AIM OF THE TASK ▸
Restate the whole of the material. Keep every word, and drop the pictures.

## Start DATA PROVIDED

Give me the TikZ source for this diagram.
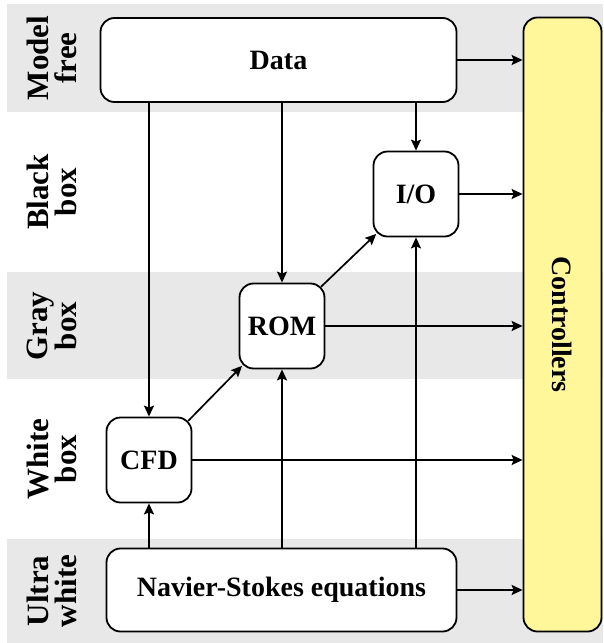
\documentclass[tikz,border=0pt]{standalone}
\usepackage{fontspec}
\setmainfont{Liberation Serif}
\usetikzlibrary{arrows.meta}
\definecolor{bandcolor}{RGB}{232,232,232}
\definecolor{ctrlcolor}{RGB}{255,247,153}

\begin{document}
\begin{tikzpicture}[x=1pt,y=-1pt]
  \tikzset{
    block/.style={
      draw,
      line width=1.8pt,
      rounded corners=14pt,
      fill=white,
      inner sep=0pt,
      align=center,
      font=\fontsize{28}{30}\selectfont\bfseries
    },
    smallblock/.style={
      block,
      minimum width=85pt,
      minimum height=85pt
    },
    layer/.style={
      rotate=90,
      align=center,
      font=\fontsize{31}{28}\selectfont\bfseries
    },
    flow/.style={
      line width=1.7pt,
      -{Stealth[length=11pt,width=10pt,inset=2pt]}
    }
  }
  \useasboundingbox (0,0) rectangle (603,643);

  % Draw the background bands
  \fill[bandcolor] (7,4) rectangle (603,112);
  \fill[bandcolor] (7,272) rectangle (603,379);
  \fill[bandcolor] (7,539) rectangle (603,643);

  % Layer labels on the left
  \node[layer] at (52,58) (lbfree) {Model\\free};
  \node[layer] at (52,192) (lbblack) {Black\\box};
  \node[layer] at (52,326) (lbgray) {Gray\\box};
  \node[layer] at (52,459) (lbwhite) {White\\box};
  \node[layer] at (52,591) (lbultra) {Ultra\\white};

  % Model blocks
  \node[block, minimum width=356pt, minimum height=84pt] at (278.5,60) (data) {Data};
  \node[block, minimum width=350pt, minimum height=83pt] at (281.5,590) (nse) {Navier-Stokes equations};
  \node[smallblock] at (416,194) (io) {I/O};
  \node[smallblock] at (282,326) (rom) {ROM};
  \node[smallblock] at (149,460) (cfd) {CFD};
  \node[block, fill=ctrlcolor, minimum width=78pt, minimum height=614pt] at (562.5,324.5) (ctrl) {};
  \node[rotate=-90, font=\fontsize{28}{30}\selectfont\bfseries] at (ctrl.center) (ctrltext) {Controllers};

  % Data feeds the models
  \draw[flow] (data.south -| cfd.north) -- (cfd.north);
  \draw[flow] (data.south -| rom.north) -- (rom.north);
  \draw[flow] (data.south -| io.north) -- (io.north);

  % Equations feed the models
  \draw[flow] (nse.north -| cfd.south) -- (cfd.south);
  \draw[flow] (nse.north -| rom.south) -- (rom.south);
  \draw[flow] (nse.north -| io.south) -- (io.south);

  % Reduction steps
  \draw[flow, shorten <=-6pt, shorten >=-5pt] (cfd.north east) -- (rom.south west);
  \draw[flow, shorten <=-6pt, shorten >=-5pt] (rom.north east) -- (io.south west);

  % Everything goes to the controllers
  \foreach \src in {data, io, rom, cfd, nse}
    \draw[flow] (\src.east) -- (\src.east -| ctrl.west);

\end{tikzpicture}
\end{document}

## End DATA PROVIDED

EXERCISE OUTPUT ▸
Give me the TikZ source for this diagram.
\documentclass[tikz,border=0pt]{standalone}
\usepackage{fontspec}
\setmainfont{Liberation Serif}
\usetikzlibrary{arrows.meta}
\definecolor{bandcolor}{RGB}{232,232,232}
\definecolor{ctrlcolor}{RGB}{255,247,153}

\begin{document}
\begin{tikzpicture}[x=1pt,y=-1pt]
  \tikzset{
    block/.style={
      draw,
      line width=1.8pt,
      rounded corners=14pt,
      fill=white,
      inner sep=0pt,
      align=center,
      font=\fontsize{28}{30}\selectfont\bfseries
    },
    smallblock/.style={
      block,
      minimum width=85pt,
      minimum height=85pt
    },
    layer/.style={
      rotate=90,
      align=center,
      font=\fontsize{31}{28}\selectfont\bfseries
    },
    flow/.style={
      line width=1.7pt,
      -{Stealth[length=11pt,width=10pt,inset=2pt]}
    }
  }
  \useasboundingbox (0,0) rectangle (603,643);

  % Draw the background bands
  \fill[bandcolor] (7,4) rectangle (603,112);
  \fill[bandcolor] (7,272) rectangle (603,379);
  \fill[bandcolor] (7,539) rectangle (603,643);

  % Layer labels on the left
  \node[layer] at (52,58) (lbfree) {Model\\free};
  \node[layer] at (52,192) (lbblack) {Black\\box};
  \node[layer] at (52,326) (lbgray) {Gray\\box};
  \node[layer] at (52,459) (lbwhite) {White\\box};
  \node[layer] at (52,591) (lbultra) {Ultra\\white};

  % Model blocks
  \node[block, minimum width=356pt, minimum height=84pt] at (278.5,60) (data) {Data};
  \node[block, minimum width=350pt, minimum height=83pt] at (281.5,590) (nse) {Navier-Stokes equations};
  \node[smallblock] at (416,194) (io) {I/O};
  \node[smallblock] at (282,326) (rom) {ROM};
  \node[smallblock] at (149,460) (cfd) {CFD};
  \node[block, fill=ctrlcolor, minimum width=78pt, minimum height=614pt] at (562.5,324.5) (ctrl) {};
  \node[rotate=-90, font=\fontsize{28}{30}\selectfont\bfseries] at (ctrl.center) (ctrltext) {Controllers};

  % Data feeds the models
  \draw[flow] (data.south -| cfd.north) -- (cfd.north);
  \draw[flow] (data.south -| rom.north) -- (rom.north);
  \draw[flow] (data.south -| io.north) -- (io.north);

  % Equations feed the models
  \draw[flow] (nse.north -| cfd.south) -- (cfd.south);
  \draw[flow] (nse.north -| rom.south) -- (rom.south);
  \draw[flow] (nse.north -| io.south) -- (io.south);

  % Reduction steps
  \draw[flow, shorten <=-6pt, shorten >=-5pt] (cfd.north east) -- (rom.south west);
  \draw[flow, shorten <=-6pt, shorten >=-5pt] (rom.north east) -- (io.south west);

  % Everything goes to the controllers
  \foreach \src in {data, io, rom, cfd, nse}
    \draw[flow] (\src.east) -- (\src.east -| ctrl.west);

\end{tikzpicture}
\end{document}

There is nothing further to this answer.